__Supplied data__
········
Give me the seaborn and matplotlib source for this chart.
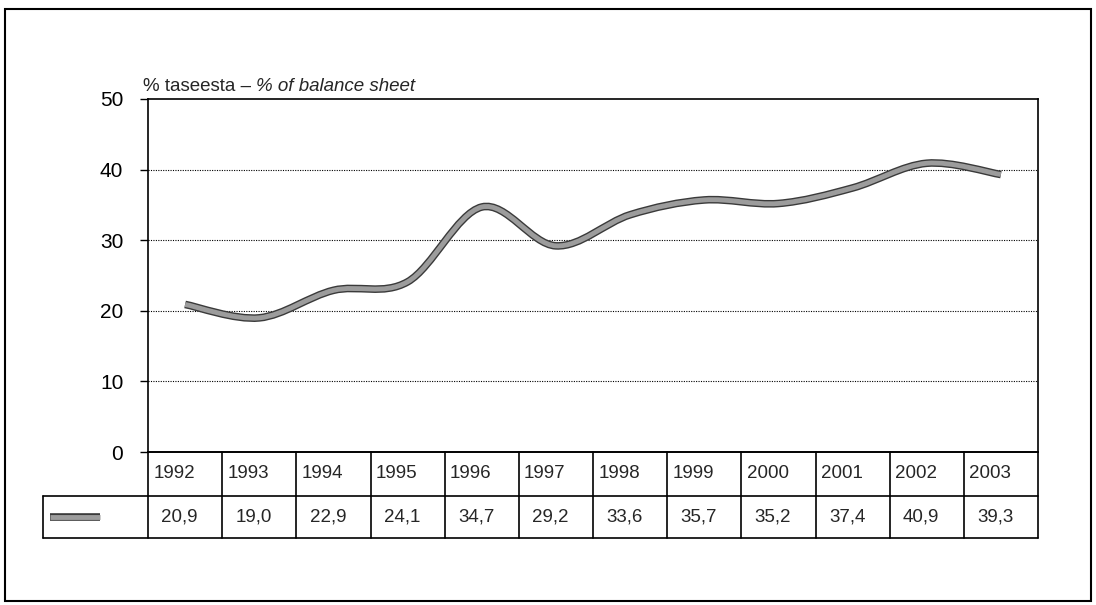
import numpy as np
import matplotlib
matplotlib.use('Agg')
import matplotlib.pyplot as plt
import matplotlib.patheffects as pe
from matplotlib.path import Path
from matplotlib.patches import PathPatch, Rectangle
import seaborn as sns

# data
years = ['1992', '1993', '1994', '1995', '1996', '1997',
         '1998', '1999', '2000', '2001', '2002', '2003']
values = [20.9, 19.0, 22.9, 24.1, 34.7, 29.2, 33.6, 35.7, 35.2, 37.4, 40.9, 39.3]
value_labels = [f'{v:.1f}'.replace('.', ',') for v in values]
y_ticks = [0, 10, 20, 30, 40, 50]
title_plain = '% taseesta \u2013 '
title_italic = '% of balance sheet'

sns.set_theme(style='white')
plt.rcParams['font.family'] = ['Liberation Sans', 'DejaVu Sans']

W, H = 1096, 605
fig = plt.figure(figsize=(W / 100, H / 100), dpi=100)
fig.patch.set_facecolor('white')


def fx(px):
    return px / W


def fy(py):
    return 1 - py / H


# outer frame
fig.patches.append(Rectangle((fx(5), fy(601)), fx(1091) - fx(5), fy(9) - fy(601),
                             transform=fig.transFigure, fill=False,
                             edgecolor='black', lw=1.5))

# main plot area
ax = fig.add_axes([fx(148), fy(452), fx(1038) - fx(148), fy(99) - fy(452)])
x = np.arange(len(years))
ax.set_xlim(-0.5, len(years) - 0.5)
ax.set_ylim(0, 50)
ax.set_yticks(y_ticks)
ax.set_xticks([])
ax.tick_params(axis='y', left=True, direction='out', length=5.8, width=1,
               color='black', labelsize=15, pad=12, labelcolor='black')
for s in ax.spines.values():
    s.set_color('black')
    s.set_linewidth(1.2)
for t in y_ticks[1:-1]:
    ax.axhline(t, color='black', lw=0.8, ls=(0, (1, 1.2)), zorder=1)

# smoothed line (Catmull-Rom -> cubic bezier, like Excel's smoothed line)
pts = np.column_stack([x, values]).astype(float)
ext = np.vstack([pts[0], pts, pts[-1]])
verts = [pts[0]]
codes = [Path.MOVETO]
for i in range(len(pts) - 1):
    p0, p1, p2, p3 = ext[i], ext[i + 1], ext[i + 2], ext[i + 3]
    verts += [p1 + (p2 - p0) / 6, p2 - (p3 - p1) / 6, p2]
    codes += [Path.CURVE4] * 3
line_fx = [pe.Stroke(linewidth=5.5, foreground='#3a3a3a'), pe.Normal()]
curve = PathPatch(Path(verts, codes), facecolor='none', edgecolor='#9c9c9c',
                  lw=3.5, capstyle='butt', zorder=3)
curve.set_path_effects(line_fx)
ax.add_patch(curve)

# title, plain + italic part
t1 = fig.text(fx(143), fy(91), title_plain, fontsize=13.5,
              va='baseline', ha='left')
fig.canvas.draw()
bb = t1.get_window_extent()
fig.text(bb.x1 / W, fy(91), title_italic, fontsize=13.5,
         va='baseline', ha='left', style='italic')

# data table under the plot
unit = (1038 - 148) / len(years)
left = -0.5 - (148 - 43) / unit
mid = 42 / 86
tab = fig.add_axes([fx(43), fy(538), fx(1038) - fx(43), fy(452) - fy(538)])
tab.set_xlim(left, len(years) - 0.5)
tab.set_ylim(0, 1)
tab.axis('off')
kw = dict(color='black', lw=1.2, clip_on=False)
tab.plot([-0.5, len(years) - 0.5], [1, 1], **kw)
tab.plot([left, len(years) - 0.5], [mid, mid], **kw)
tab.plot([left, len(years) - 0.5], [0, 0], **kw)
for i in range(len(years) + 1):
    tab.plot([i - 0.5, i - 0.5], [0, 1], **kw)
tab.plot([left, left], [0, mid], **kw)
for i, (yr, lab) in enumerate(zip(years, value_labels)):
    tab.text(i - 0.5 + 0.07, (1 + mid) / 2, yr, fontsize=13.5,
             ha='left', va='center')
    tab.text(i - 0.5 + 0.18, mid / 2, lab, fontsize=13.5,
             ha='left', va='center')
leg = tab.plot([left + 7 / unit, left + 57 / unit], [mid / 2, mid / 2],
               color='#9c9c9c', lw=3.5, solid_capstyle='butt')[0]
leg.set_path_effects(line_fx)

fig.savefig('out.png', dpi=100, facecolor='white')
········
__Work to do__
The lines from the start of the data through the line that contains "return px / W" are to be returned exactly, please, with both ends included and every picture left out.

__Solution for this task__
Give me the seaborn and matplotlib source for this chart.
import numpy as np
import matplotlib
matplotlib.use('Agg')
import matplotlib.pyplot as plt
import matplotlib.patheffects as pe
from matplotlib.path import Path
from matplotlib.patches import PathPatch, Rectangle
import seaborn as sns

# data
years = ['1992', '1993', '1994', '1995', '1996', '1997',
         '1998', '1999', '2000', '2001', '2002', '2003']
values = [20.9, 19.0, 22.9, 24.1, 34.7, 29.2, 33.6, 35.7, 35.2, 37.4, 40.9, 39.3]
value_labels = [f'{v:.1f}'.replace('.', ',') for v in values]
y_ticks = [0, 10, 20, 30, 40, 50]
title_plain = '% taseesta \u2013 '
title_italic = '% of balance sheet'

sns.set_theme(style='white')
plt.rcParams['font.family'] = ['Liberation Sans', 'DejaVu Sans']

W, H = 1096, 605
fig = plt.figure(figsize=(W / 100, H / 100), dpi=100)
fig.patch.set_facecolor('white')


def fx(px):
    return px / W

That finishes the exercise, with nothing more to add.